## To do
Find the word "matplotlib" in the listing; pull out each line holding it.

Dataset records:
◆ ◆ ◆ ◆ ◆
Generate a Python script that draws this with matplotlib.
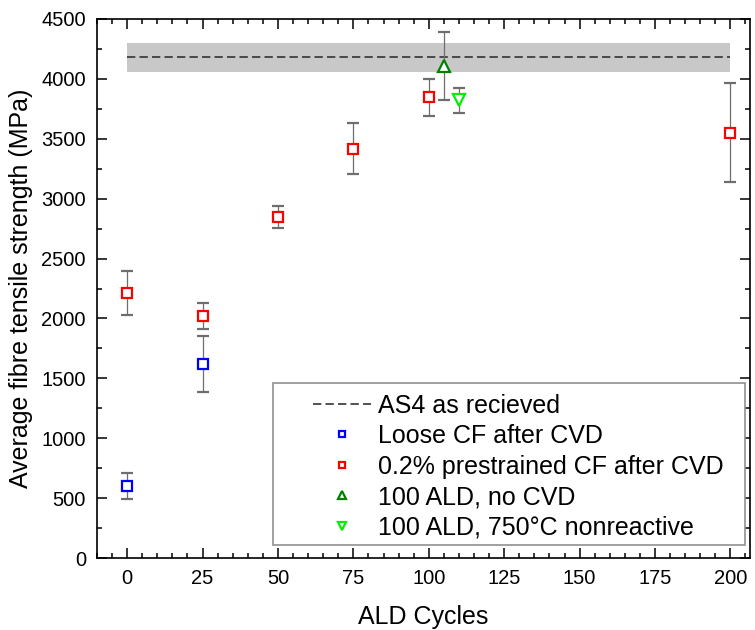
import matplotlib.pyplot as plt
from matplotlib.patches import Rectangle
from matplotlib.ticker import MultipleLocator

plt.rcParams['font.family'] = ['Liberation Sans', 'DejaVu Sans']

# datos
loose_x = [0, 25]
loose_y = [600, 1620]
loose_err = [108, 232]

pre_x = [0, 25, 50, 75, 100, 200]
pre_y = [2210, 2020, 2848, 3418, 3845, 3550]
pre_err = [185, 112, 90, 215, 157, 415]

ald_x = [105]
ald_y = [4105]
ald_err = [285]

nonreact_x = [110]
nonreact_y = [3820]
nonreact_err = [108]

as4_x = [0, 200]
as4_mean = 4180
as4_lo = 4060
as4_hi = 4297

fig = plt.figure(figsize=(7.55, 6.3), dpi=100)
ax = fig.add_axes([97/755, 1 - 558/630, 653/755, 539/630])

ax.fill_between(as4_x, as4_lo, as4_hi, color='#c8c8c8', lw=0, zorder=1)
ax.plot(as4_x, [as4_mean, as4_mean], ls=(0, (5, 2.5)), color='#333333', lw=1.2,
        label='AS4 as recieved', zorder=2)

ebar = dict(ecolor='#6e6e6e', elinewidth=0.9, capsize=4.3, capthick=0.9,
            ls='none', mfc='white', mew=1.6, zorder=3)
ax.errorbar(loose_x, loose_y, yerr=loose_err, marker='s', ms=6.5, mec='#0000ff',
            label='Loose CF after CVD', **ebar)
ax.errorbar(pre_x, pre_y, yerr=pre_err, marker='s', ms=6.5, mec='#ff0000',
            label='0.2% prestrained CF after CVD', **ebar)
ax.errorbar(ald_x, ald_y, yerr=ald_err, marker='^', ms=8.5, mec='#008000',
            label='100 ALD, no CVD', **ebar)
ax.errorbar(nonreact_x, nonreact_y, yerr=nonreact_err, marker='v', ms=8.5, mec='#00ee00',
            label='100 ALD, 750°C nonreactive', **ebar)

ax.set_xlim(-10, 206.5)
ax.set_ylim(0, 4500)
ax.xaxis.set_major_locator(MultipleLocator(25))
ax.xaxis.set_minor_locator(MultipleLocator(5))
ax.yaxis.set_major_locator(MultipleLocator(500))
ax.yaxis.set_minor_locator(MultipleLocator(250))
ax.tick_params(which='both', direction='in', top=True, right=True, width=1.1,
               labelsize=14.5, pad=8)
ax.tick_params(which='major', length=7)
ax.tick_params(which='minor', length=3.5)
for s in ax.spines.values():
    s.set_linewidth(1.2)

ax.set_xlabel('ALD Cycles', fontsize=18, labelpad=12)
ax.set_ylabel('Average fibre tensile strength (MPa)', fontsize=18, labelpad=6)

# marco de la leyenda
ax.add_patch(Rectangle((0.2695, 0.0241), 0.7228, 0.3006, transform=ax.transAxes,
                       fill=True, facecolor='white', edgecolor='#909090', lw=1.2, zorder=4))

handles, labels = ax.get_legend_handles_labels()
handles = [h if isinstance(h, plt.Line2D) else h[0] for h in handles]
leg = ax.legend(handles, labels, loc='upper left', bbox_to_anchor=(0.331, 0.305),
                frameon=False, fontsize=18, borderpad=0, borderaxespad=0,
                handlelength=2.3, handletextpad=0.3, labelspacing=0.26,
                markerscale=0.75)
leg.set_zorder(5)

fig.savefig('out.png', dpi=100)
◆ ◆ ◆ ◆ ◆
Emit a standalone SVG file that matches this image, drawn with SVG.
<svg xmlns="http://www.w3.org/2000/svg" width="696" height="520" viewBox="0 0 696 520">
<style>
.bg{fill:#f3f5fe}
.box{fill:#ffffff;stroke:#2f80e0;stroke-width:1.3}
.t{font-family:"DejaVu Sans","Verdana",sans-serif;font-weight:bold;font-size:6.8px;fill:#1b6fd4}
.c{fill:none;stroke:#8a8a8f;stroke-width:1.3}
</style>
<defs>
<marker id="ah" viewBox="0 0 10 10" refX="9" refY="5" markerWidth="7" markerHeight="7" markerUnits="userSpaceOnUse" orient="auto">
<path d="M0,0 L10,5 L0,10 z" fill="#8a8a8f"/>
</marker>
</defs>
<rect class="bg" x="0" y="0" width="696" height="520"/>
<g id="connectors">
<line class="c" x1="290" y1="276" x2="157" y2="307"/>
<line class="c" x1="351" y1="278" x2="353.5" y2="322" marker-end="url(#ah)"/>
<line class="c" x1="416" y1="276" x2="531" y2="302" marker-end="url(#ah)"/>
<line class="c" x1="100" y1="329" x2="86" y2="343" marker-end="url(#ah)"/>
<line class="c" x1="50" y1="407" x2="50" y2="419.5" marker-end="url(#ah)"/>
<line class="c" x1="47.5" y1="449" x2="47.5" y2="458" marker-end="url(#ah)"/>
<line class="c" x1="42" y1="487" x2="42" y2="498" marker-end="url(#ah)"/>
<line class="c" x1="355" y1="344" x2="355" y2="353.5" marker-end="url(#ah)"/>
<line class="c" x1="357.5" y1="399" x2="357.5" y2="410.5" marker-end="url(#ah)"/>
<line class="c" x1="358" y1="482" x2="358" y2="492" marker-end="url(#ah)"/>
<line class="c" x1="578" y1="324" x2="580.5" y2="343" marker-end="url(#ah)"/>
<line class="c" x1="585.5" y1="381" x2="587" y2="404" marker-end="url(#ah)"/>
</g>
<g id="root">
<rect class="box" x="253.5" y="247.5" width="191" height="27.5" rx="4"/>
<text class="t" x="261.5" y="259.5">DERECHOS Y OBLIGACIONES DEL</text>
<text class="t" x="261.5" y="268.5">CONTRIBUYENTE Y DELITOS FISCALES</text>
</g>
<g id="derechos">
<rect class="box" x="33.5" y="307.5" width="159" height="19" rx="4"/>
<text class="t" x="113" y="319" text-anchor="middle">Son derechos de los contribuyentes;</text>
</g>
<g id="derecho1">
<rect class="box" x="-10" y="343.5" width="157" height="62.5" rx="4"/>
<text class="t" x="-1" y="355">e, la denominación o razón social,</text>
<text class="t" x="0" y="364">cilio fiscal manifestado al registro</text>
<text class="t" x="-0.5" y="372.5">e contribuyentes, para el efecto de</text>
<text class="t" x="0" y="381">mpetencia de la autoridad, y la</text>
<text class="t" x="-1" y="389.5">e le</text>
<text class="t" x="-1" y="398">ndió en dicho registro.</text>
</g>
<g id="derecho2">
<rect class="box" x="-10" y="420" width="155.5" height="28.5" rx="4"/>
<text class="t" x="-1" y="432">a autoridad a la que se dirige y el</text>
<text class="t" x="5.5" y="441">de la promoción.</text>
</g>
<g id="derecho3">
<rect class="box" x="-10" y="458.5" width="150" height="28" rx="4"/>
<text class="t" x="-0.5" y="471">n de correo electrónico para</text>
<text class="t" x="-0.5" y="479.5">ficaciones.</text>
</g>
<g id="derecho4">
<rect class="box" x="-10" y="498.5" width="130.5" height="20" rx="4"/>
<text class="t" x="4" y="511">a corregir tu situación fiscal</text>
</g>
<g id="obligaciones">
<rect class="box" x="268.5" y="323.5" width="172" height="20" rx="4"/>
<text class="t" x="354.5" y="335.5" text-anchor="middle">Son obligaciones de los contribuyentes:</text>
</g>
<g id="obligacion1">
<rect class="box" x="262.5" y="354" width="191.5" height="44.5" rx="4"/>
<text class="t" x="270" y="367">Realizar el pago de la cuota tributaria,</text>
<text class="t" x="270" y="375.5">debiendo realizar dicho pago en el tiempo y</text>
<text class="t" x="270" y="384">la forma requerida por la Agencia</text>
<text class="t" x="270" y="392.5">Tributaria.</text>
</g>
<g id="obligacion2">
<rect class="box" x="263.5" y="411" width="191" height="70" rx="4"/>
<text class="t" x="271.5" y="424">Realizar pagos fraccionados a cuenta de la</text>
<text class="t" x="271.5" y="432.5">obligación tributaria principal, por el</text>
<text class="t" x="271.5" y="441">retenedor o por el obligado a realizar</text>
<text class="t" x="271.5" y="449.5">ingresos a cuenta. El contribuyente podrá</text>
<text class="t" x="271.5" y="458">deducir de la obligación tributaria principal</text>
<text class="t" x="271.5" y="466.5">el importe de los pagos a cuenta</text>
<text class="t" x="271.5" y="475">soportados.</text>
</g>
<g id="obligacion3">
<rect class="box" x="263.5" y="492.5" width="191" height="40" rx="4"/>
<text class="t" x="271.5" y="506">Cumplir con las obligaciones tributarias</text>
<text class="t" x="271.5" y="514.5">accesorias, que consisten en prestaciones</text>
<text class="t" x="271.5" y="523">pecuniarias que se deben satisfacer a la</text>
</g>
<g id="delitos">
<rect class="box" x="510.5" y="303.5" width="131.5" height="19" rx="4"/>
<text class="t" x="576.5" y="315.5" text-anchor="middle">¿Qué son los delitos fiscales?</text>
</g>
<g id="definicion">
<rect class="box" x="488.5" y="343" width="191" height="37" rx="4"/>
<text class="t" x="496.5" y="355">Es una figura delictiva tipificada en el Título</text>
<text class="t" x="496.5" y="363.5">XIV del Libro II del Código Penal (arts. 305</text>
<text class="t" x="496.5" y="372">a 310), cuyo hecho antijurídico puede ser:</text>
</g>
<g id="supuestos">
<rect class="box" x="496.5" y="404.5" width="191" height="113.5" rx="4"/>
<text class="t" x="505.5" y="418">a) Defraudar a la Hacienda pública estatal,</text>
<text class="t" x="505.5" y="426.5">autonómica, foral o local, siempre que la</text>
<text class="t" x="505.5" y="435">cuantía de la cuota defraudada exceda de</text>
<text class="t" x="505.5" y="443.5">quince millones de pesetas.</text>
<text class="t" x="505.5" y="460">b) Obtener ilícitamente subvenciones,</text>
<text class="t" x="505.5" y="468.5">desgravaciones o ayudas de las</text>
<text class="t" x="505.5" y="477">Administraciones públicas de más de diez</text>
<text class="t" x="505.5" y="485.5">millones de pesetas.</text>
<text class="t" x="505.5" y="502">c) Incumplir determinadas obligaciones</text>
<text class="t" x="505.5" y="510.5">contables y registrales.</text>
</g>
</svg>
◆ ◆ ◆ ◆ ◆
## Result of this exercise
Generate a Python script that draws this with matplotlib.
import matplotlib.pyplot as plt
from matplotlib.patches import Rectangle
from matplotlib.ticker import MultipleLocator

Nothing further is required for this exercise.